WORK TO COMPLETE ▸
Transcribe every line exactly and omit anything that is a picture.

····················

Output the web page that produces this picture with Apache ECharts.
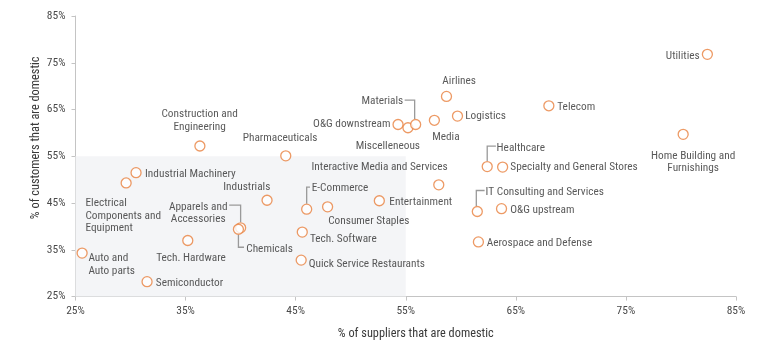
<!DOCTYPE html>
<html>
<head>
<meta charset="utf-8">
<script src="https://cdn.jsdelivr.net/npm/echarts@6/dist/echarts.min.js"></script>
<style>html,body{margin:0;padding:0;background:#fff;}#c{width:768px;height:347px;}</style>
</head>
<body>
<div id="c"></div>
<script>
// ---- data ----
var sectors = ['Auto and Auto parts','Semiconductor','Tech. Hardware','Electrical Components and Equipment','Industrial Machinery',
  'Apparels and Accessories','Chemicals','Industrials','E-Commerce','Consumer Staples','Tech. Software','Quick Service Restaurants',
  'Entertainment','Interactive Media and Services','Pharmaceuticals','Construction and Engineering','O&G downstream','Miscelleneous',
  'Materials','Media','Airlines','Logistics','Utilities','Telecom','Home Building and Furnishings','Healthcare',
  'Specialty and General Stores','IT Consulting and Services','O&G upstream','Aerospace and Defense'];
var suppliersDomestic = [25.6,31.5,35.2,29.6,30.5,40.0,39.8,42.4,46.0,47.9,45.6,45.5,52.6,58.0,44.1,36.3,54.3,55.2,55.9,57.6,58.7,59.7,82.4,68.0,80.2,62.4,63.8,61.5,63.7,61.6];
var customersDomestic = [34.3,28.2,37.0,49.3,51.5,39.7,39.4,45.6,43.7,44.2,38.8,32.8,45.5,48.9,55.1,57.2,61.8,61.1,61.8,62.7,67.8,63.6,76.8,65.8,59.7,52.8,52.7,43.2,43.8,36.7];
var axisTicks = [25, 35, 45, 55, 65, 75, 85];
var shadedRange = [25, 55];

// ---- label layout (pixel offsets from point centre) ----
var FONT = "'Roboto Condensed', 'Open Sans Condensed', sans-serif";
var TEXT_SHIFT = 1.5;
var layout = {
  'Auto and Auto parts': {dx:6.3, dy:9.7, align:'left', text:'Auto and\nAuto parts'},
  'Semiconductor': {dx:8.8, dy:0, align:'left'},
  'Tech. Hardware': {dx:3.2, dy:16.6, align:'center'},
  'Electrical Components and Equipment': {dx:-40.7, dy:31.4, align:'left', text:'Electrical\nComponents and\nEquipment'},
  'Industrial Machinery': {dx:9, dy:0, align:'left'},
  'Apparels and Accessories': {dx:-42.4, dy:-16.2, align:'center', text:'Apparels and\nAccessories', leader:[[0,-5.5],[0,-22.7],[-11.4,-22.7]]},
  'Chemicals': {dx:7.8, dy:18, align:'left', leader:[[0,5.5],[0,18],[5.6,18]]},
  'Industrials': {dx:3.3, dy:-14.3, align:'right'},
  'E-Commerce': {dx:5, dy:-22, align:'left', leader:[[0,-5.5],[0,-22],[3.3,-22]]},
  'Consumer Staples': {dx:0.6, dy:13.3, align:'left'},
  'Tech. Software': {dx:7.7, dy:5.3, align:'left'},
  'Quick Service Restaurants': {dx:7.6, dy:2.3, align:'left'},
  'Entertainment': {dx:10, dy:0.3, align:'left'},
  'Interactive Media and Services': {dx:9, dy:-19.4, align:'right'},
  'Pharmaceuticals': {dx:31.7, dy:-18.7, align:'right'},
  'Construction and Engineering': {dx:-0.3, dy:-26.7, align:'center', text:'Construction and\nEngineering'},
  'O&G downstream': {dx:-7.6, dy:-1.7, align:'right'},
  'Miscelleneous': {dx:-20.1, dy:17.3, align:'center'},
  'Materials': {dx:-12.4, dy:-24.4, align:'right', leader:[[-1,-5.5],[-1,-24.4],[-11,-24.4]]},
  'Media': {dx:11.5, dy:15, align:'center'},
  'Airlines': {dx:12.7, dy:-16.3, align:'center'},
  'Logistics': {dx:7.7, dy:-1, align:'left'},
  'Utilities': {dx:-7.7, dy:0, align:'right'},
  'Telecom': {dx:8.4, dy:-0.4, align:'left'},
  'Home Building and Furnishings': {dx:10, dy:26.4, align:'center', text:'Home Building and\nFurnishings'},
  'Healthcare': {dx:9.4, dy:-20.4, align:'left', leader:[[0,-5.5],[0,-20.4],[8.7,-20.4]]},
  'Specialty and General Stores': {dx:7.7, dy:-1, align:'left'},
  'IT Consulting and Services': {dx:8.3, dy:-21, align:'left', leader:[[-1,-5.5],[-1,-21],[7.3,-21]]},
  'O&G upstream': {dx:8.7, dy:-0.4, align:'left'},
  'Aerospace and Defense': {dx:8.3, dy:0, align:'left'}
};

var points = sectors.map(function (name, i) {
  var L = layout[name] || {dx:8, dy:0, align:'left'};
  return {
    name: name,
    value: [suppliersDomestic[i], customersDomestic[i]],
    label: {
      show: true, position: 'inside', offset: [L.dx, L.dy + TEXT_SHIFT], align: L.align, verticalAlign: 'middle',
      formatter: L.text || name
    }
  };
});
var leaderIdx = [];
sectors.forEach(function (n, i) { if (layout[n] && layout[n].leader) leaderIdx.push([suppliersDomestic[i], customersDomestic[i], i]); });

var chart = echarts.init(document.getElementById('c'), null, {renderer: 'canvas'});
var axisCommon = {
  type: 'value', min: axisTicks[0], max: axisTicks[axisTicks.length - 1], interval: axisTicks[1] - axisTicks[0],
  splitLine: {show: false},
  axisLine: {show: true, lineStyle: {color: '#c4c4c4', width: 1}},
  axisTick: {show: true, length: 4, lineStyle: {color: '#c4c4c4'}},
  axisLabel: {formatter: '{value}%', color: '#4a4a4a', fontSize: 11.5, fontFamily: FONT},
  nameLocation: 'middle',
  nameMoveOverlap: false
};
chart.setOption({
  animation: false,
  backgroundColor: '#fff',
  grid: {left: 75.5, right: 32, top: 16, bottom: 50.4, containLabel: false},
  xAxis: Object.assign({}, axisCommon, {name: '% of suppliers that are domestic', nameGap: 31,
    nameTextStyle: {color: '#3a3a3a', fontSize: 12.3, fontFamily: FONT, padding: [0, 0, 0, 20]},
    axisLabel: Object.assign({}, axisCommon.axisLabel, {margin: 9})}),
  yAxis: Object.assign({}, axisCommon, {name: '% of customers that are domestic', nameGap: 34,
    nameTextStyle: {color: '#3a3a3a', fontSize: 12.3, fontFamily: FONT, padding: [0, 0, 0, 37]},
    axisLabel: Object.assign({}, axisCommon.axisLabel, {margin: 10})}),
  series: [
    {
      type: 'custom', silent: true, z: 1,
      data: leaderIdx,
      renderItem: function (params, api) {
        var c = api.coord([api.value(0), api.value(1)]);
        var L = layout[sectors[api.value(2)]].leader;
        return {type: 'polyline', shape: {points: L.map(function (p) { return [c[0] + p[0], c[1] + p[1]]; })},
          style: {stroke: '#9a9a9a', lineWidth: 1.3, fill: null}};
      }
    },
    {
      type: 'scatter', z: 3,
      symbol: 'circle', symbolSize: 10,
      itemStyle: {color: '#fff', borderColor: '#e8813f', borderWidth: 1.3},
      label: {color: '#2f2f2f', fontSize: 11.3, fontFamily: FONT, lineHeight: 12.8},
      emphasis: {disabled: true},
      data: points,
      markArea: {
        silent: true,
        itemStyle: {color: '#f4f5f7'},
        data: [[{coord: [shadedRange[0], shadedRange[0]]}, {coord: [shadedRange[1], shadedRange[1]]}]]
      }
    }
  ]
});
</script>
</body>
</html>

····················

EXPECTED ANSWER ▸
Output the web page that produces this picture with Apache ECharts.
<!DOCTYPE html>
<html>
<head>
<meta charset="utf-8">
<script src="https://cdn.jsdelivr.net/npm/echarts@6/dist/echarts.min.js"></script>
<style>html,body{margin:0;padding:0;background:#fff;}#c{width:768px;height:347px;}</style>
</head>
<body>
<div id="c"></div>
<script>
// ---- data ----
var sectors = ['Auto and Auto parts','Semiconductor','Tech. Hardware','Electrical Components and Equipment','Industrial Machinery',
  'Apparels and Accessories','Chemicals','Industrials','E-Commerce','Consumer Staples','Tech. Software','Quick Service Restaurants',
  'Entertainment','Interactive Media and Services','Pharmaceuticals','Construction and Engineering','O&G downstream','Miscelleneous',
  'Materials','Media','Airlines','Logistics','Utilities','Telecom','Home Building and Furnishings','Healthcare',
  'Specialty and General Stores','IT Consulting and Services','O&G upstream','Aerospace and Defense'];
var suppliersDomestic = [25.6,31.5,35.2,29.6,30.5,40.0,39.8,42.4,46.0,47.9,45.6,45.5,52.6,58.0,44.1,36.3,54.3,55.2,55.9,57.6,58.7,59.7,82.4,68.0,80.2,62.4,63.8,61.5,63.7,61.6];
var customersDomestic = [34.3,28.2,37.0,49.3,51.5,39.7,39.4,45.6,43.7,44.2,38.8,32.8,45.5,48.9,55.1,57.2,61.8,61.1,61.8,62.7,67.8,63.6,76.8,65.8,59.7,52.8,52.7,43.2,43.8,36.7];
var axisTicks = [25, 35, 45, 55, 65, 75, 85];
var shadedRange = [25, 55];

// ---- label layout (pixel offsets from point centre) ----
var FONT = "'Roboto Condensed', 'Open Sans Condensed', sans-serif";
var TEXT_SHIFT = 1.5;
var layout = {
  'Auto and Auto parts': {dx:6.3, dy:9.7, align:'left', text:'Auto and\nAuto parts'},
  'Semiconductor': {dx:8.8, dy:0, align:'left'},
  'Tech. Hardware': {dx:3.2, dy:16.6, align:'center'},
  'Electrical Components and Equipment': {dx:-40.7, dy:31.4, align:'left', text:'Electrical\nComponents and\nEquipment'},
  'Industrial Machinery': {dx:9, dy:0, align:'left'},
  'Apparels and Accessories': {dx:-42.4, dy:-16.2, align:'center', text:'Apparels and\nAccessories', leader:[[0,-5.5],[0,-22.7],[-11.4,-22.7]]},
  'Chemicals': {dx:7.8, dy:18, align:'left', leader:[[0,5.5],[0,18],[5.6,18]]},
  'Industrials': {dx:3.3, dy:-14.3, align:'right'},
  'E-Commerce': {dx:5, dy:-22, align:'left', leader:[[0,-5.5],[0,-22],[3.3,-22]]},
  'Consumer Staples': {dx:0.6, dy:13.3, align:'left'},
  'Tech. Software': {dx:7.7, dy:5.3, align:'left'},
  'Quick Service Restaurants': {dx:7.6, dy:2.3, align:'left'},
  'Entertainment': {dx:10, dy:0.3, align:'left'},
  'Interactive Media and Services': {dx:9, dy:-19.4, align:'right'},
  'Pharmaceuticals': {dx:31.7, dy:-18.7, align:'right'},
  'Construction and Engineering': {dx:-0.3, dy:-26.7, align:'center', text:'Construction and\nEngineering'},
  'O&G downstream': {dx:-7.6, dy:-1.7, align:'right'},
  'Miscelleneous': {dx:-20.1, dy:17.3, align:'center'},
  'Materials': {dx:-12.4, dy:-24.4, align:'right', leader:[[-1,-5.5],[-1,-24.4],[-11,-24.4]]},
  'Media': {dx:11.5, dy:15, align:'center'},
  'Airlines': {dx:12.7, dy:-16.3, align:'center'},
  'Logistics': {dx:7.7, dy:-1, align:'left'},
  'Utilities': {dx:-7.7, dy:0, align:'right'},
  'Telecom': {dx:8.4, dy:-0.4, align:'left'},
  'Home Building and Furnishings': {dx:10, dy:26.4, align:'center', text:'Home Building and\nFurnishings'},
  'Healthcare': {dx:9.4, dy:-20.4, align:'left', leader:[[0,-5.5],[0,-20.4],[8.7,-20.4]]},
  'Specialty and General Stores': {dx:7.7, dy:-1, align:'left'},
  'IT Consulting and Services': {dx:8.3, dy:-21, align:'left', leader:[[-1,-5.5],[-1,-21],[7.3,-21]]},
  'O&G upstream': {dx:8.7, dy:-0.4, align:'left'},
  'Aerospace and Defense': {dx:8.3, dy:0, align:'left'}
};

var points = sectors.map(function (name, i) {
  var L = layout[name] || {dx:8, dy:0, align:'left'};
  return {
    name: name,
    value: [suppliersDomestic[i], customersDomestic[i]],
    label: {
      show: true, position: 'inside', offset: [L.dx, L.dy + TEXT_SHIFT], align: L.align, verticalAlign: 'middle',
      formatter: L.text || name
    }
  };
});
var leaderIdx = [];
sectors.forEach(function (n, i) { if (layout[n] && layout[n].leader) leaderIdx.push([suppliersDomestic[i], customersDomestic[i], i]); });

var chart = echarts.init(document.getElementById('c'), null, {renderer: 'canvas'});
var axisCommon = {
  type: 'value', min: axisTicks[0], max: axisTicks[axisTicks.length - 1], interval: axisTicks[1] - axisTicks[0],
  splitLine: {show: false},
  axisLine: {show: true, lineStyle: {color: '#c4c4c4', width: 1}},
  axisTick: {show: true, length: 4, lineStyle: {color: '#c4c4c4'}},
  axisLabel: {formatter: '{value}%', color: '#4a4a4a', fontSize: 11.5, fontFamily: FONT},
  nameLocation: 'middle',
  nameMoveOverlap: false
};
chart.setOption({
  animation: false,
  backgroundColor: '#fff',
  grid: {left: 75.5, right: 32, top: 16, bottom: 50.4, containLabel: false},
  xAxis: Object.assign({}, axisCommon, {name: '% of suppliers that are domestic', nameGap: 31,
    nameTextStyle: {color: '#3a3a3a', fontSize: 12.3, fontFamily: FONT, padding: [0, 0, 0, 20]},
    axisLabel: Object.assign({}, axisCommon.axisLabel, {margin: 9})}),
  yAxis: Object.assign({}, axisCommon, {name: '% of customers that are domestic', nameGap: 34,
    nameTextStyle: {color: '#3a3a3a', fontSize: 12.3, fontFamily: FONT, padding: [0, 0, 0, 37]},
    axisLabel: Object.assign({}, axisCommon.axisLabel, {margin: 10})}),
  series: [
    {
      type: 'custom', silent: true, z: 1,
      data: leaderIdx,
      renderItem: function (params, api) {
        var c = api.coord([api.value(0), api.value(1)]);
        var L = layout[sectors[api.value(2)]].leader;
        return {type: 'polyline', shape: {points: L.map(function (p) { return [c[0] + p[0], c[1] + p[1]]; })},
          style: {stroke: '#9a9a9a', lineWidth: 1.3, fill: null}};
      }
    },
    {
      type: 'scatter', z: 3,
      symbol: 'circle', symbolSize: 10,
      itemStyle: {color: '#fff', borderColor: '#e8813f', borderWidth: 1.3},
      label: {color: '#2f2f2f', fontSize: 11.3, fontFamily: FONT, lineHeight: 12.8},
      emphasis: {disabled: true},
      data: points,
      markArea: {
        silent: true,
        itemStyle: {color: '#f4f5f7'},
        data: [[{coord: [shadedRange[0], shadedRange[0]]}, {coord: [shadedRange[1], shadedRange[1]]}]]
      }
    }
  ]
});
</script>
</body>
</html>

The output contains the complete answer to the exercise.